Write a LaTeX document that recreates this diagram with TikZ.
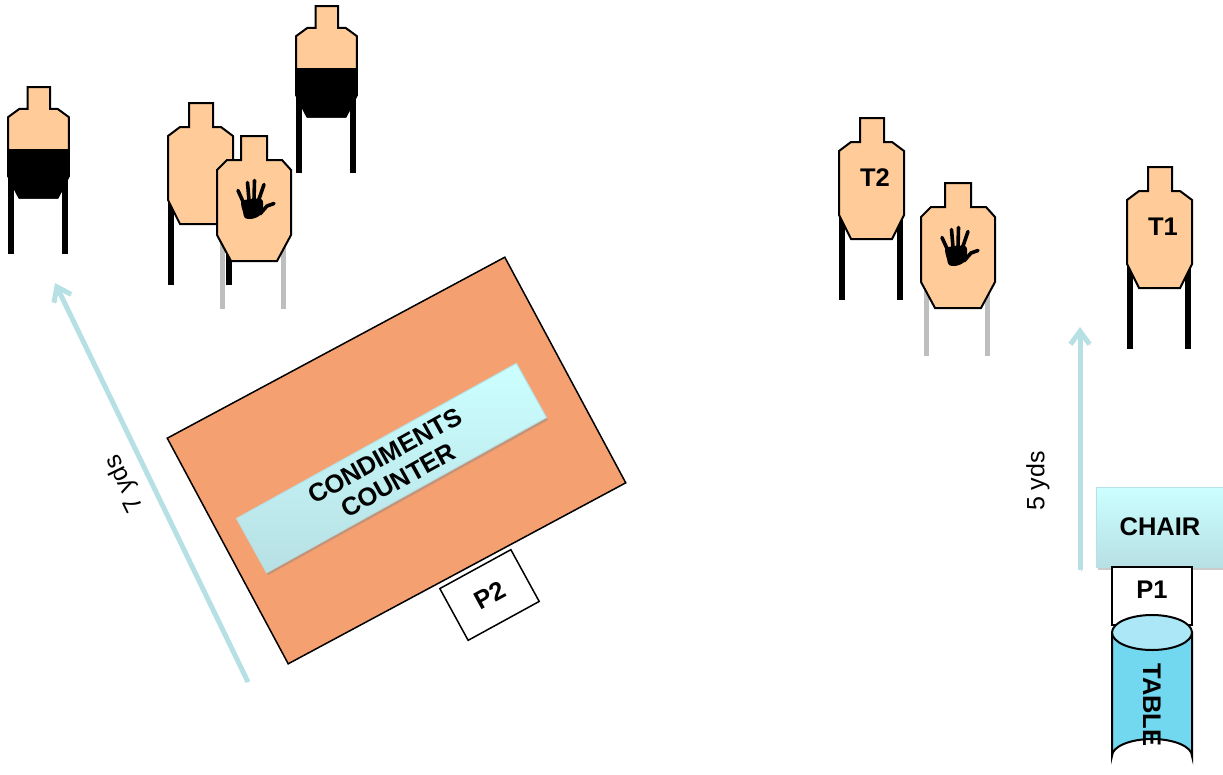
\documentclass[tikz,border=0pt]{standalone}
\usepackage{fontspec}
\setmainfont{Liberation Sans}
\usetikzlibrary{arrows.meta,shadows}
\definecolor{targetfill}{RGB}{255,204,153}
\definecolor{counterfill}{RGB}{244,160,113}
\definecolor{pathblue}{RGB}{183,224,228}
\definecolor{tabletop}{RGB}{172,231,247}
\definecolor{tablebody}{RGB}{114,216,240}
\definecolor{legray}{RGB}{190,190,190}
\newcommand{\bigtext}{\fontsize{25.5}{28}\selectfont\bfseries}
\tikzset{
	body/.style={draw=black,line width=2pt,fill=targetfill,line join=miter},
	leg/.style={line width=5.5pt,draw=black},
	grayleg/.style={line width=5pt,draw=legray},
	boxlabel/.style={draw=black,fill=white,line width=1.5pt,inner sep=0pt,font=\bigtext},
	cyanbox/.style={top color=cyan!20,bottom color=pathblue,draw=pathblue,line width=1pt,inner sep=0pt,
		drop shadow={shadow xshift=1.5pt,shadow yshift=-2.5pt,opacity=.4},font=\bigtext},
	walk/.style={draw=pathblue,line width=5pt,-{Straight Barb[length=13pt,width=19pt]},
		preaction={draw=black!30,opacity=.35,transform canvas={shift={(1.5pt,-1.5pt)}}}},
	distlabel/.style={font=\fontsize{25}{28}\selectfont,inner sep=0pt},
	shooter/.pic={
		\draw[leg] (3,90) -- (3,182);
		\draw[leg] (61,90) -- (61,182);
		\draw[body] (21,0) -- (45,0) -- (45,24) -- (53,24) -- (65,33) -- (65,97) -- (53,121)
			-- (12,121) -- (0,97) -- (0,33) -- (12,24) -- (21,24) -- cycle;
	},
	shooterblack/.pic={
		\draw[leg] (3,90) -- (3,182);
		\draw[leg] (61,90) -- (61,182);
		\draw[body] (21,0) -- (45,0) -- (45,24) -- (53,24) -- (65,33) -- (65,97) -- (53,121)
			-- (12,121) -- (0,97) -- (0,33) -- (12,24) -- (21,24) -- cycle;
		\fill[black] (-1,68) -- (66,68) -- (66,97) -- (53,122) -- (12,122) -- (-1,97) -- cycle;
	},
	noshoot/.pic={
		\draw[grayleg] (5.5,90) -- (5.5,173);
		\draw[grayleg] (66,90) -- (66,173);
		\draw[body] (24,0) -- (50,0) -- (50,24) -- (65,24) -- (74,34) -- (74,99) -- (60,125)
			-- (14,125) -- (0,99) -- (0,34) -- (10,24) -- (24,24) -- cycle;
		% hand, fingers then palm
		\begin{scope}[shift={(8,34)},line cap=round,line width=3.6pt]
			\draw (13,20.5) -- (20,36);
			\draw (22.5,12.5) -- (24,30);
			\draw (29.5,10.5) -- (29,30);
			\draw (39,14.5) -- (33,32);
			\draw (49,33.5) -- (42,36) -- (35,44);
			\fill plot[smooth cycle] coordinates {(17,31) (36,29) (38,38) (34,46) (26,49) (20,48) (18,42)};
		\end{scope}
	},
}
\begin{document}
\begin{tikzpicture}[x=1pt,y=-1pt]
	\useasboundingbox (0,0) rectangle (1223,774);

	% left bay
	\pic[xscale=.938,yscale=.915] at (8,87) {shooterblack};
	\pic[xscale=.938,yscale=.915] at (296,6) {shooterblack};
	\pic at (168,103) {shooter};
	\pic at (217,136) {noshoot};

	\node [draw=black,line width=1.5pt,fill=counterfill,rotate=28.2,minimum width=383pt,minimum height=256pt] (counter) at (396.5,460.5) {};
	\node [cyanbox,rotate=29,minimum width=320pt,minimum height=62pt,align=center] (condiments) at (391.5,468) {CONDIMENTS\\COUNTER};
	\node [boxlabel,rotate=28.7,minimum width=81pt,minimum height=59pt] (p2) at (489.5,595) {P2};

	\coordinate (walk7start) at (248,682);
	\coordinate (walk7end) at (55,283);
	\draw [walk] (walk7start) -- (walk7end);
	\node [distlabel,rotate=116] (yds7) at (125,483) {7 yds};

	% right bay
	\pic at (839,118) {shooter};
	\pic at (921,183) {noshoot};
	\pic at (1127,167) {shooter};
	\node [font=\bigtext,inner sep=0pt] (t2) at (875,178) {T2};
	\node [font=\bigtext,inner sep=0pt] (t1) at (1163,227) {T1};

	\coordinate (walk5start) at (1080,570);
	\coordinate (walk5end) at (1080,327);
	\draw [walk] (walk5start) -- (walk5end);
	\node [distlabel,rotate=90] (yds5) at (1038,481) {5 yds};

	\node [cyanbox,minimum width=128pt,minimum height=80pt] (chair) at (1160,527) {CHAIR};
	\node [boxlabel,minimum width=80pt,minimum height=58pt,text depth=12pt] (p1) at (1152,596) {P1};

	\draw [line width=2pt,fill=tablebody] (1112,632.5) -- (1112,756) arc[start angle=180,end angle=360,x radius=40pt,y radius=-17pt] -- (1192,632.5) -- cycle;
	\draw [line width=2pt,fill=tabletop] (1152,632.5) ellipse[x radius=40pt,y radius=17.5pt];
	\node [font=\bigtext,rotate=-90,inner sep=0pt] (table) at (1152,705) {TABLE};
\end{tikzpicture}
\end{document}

********************

AIM OF THE TASK:
Please write out all the data again word for word, but not the pictures.

ANSWER TO THE PROBLEM:
Write a LaTeX document that recreates this diagram with TikZ.
\documentclass[tikz,border=0pt]{standalone}
\usepackage{fontspec}
\setmainfont{Liberation Sans}
\usetikzlibrary{arrows.meta,shadows}
\definecolor{targetfill}{RGB}{255,204,153}
\definecolor{counterfill}{RGB}{244,160,113}
\definecolor{pathblue}{RGB}{183,224,228}
\definecolor{tabletop}{RGB}{172,231,247}
\definecolor{tablebody}{RGB}{114,216,240}
\definecolor{legray}{RGB}{190,190,190}
\newcommand{\bigtext}{\fontsize{25.5}{28}\selectfont\bfseries}
\tikzset{
	body/.style={draw=black,line width=2pt,fill=targetfill,line join=miter},
	leg/.style={line width=5.5pt,draw=black},
	grayleg/.style={line width=5pt,draw=legray},
	boxlabel/.style={draw=black,fill=white,line width=1.5pt,inner sep=0pt,font=\bigtext},
	cyanbox/.style={top color=cyan!20,bottom color=pathblue,draw=pathblue,line width=1pt,inner sep=0pt,
		drop shadow={shadow xshift=1.5pt,shadow yshift=-2.5pt,opacity=.4},font=\bigtext},
	walk/.style={draw=pathblue,line width=5pt,-{Straight Barb[length=13pt,width=19pt]},
		preaction={draw=black!30,opacity=.35,transform canvas={shift={(1.5pt,-1.5pt)}}}},
	distlabel/.style={font=\fontsize{25}{28}\selectfont,inner sep=0pt},
	shooter/.pic={
		\draw[leg] (3,90) -- (3,182);
		\draw[leg] (61,90) -- (61,182);
		\draw[body] (21,0) -- (45,0) -- (45,24) -- (53,24) -- (65,33) -- (65,97) -- (53,121)
			-- (12,121) -- (0,97) -- (0,33) -- (12,24) -- (21,24) -- cycle;
	},
	shooterblack/.pic={
		\draw[leg] (3,90) -- (3,182);
		\draw[leg] (61,90) -- (61,182);
		\draw[body] (21,0) -- (45,0) -- (45,24) -- (53,24) -- (65,33) -- (65,97) -- (53,121)
			-- (12,121) -- (0,97) -- (0,33) -- (12,24) -- (21,24) -- cycle;
		\fill[black] (-1,68) -- (66,68) -- (66,97) -- (53,122) -- (12,122) -- (-1,97) -- cycle;
	},
	noshoot/.pic={
		\draw[grayleg] (5.5,90) -- (5.5,173);
		\draw[grayleg] (66,90) -- (66,173);
		\draw[body] (24,0) -- (50,0) -- (50,24) -- (65,24) -- (74,34) -- (74,99) -- (60,125)
			-- (14,125) -- (0,99) -- (0,34) -- (10,24) -- (24,24) -- cycle;
		% hand, fingers then palm
		\begin{scope}[shift={(8,34)},line cap=round,line width=3.6pt]
			\draw (13,20.5) -- (20,36);
			\draw (22.5,12.5) -- (24,30);
			\draw (29.5,10.5) -- (29,30);
			\draw (39,14.5) -- (33,32);
			\draw (49,33.5) -- (42,36) -- (35,44);
			\fill plot[smooth cycle] coordinates {(17,31) (36,29) (38,38) (34,46) (26,49) (20,48) (18,42)};
		\end{scope}
	},
}
\begin{document}
\begin{tikzpicture}[x=1pt,y=-1pt]
	\useasboundingbox (0,0) rectangle (1223,774);

	% left bay
	\pic[xscale=.938,yscale=.915] at (8,87) {shooterblack};
	\pic[xscale=.938,yscale=.915] at (296,6) {shooterblack};
	\pic at (168,103) {shooter};
	\pic at (217,136) {noshoot};

	\node [draw=black,line width=1.5pt,fill=counterfill,rotate=28.2,minimum width=383pt,minimum height=256pt] (counter) at (396.5,460.5) {};
	\node [cyanbox,rotate=29,minimum width=320pt,minimum height=62pt,align=center] (condiments) at (391.5,468) {CONDIMENTS\\COUNTER};
	\node [boxlabel,rotate=28.7,minimum width=81pt,minimum height=59pt] (p2) at (489.5,595) {P2};

	\coordinate (walk7start) at (248,682);
	\coordinate (walk7end) at (55,283);
	\draw [walk] (walk7start) -- (walk7end);
	\node [distlabel,rotate=116] (yds7) at (125,483) {7 yds};

	% right bay
	\pic at (839,118) {shooter};
	\pic at (921,183) {noshoot};
	\pic at (1127,167) {shooter};
	\node [font=\bigtext,inner sep=0pt] (t2) at (875,178) {T2};
	\node [font=\bigtext,inner sep=0pt] (t1) at (1163,227) {T1};

	\coordinate (walk5start) at (1080,570);
	\coordinate (walk5end) at (1080,327);
	\draw [walk] (walk5start) -- (walk5end);
	\node [distlabel,rotate=90] (yds5) at (1038,481) {5 yds};

	\node [cyanbox,minimum width=128pt,minimum height=80pt] (chair) at (1160,527) {CHAIR};
	\node [boxlabel,minimum width=80pt,minimum height=58pt,text depth=12pt] (p1) at (1152,596) {P1};

	\draw [line width=2pt,fill=tablebody] (1112,632.5) -- (1112,756) arc[start angle=180,end angle=360,x radius=40pt,y radius=-17pt] -- (1192,632.5) -- cycle;
	\draw [line width=2pt,fill=tabletop] (1152,632.5) ellipse[x radius=40pt,y radius=17.5pt];
	\node [font=\bigtext,rotate=-90,inner sep=0pt] (table) at (1152,705) {TABLE};
\end{tikzpicture}
\end{document}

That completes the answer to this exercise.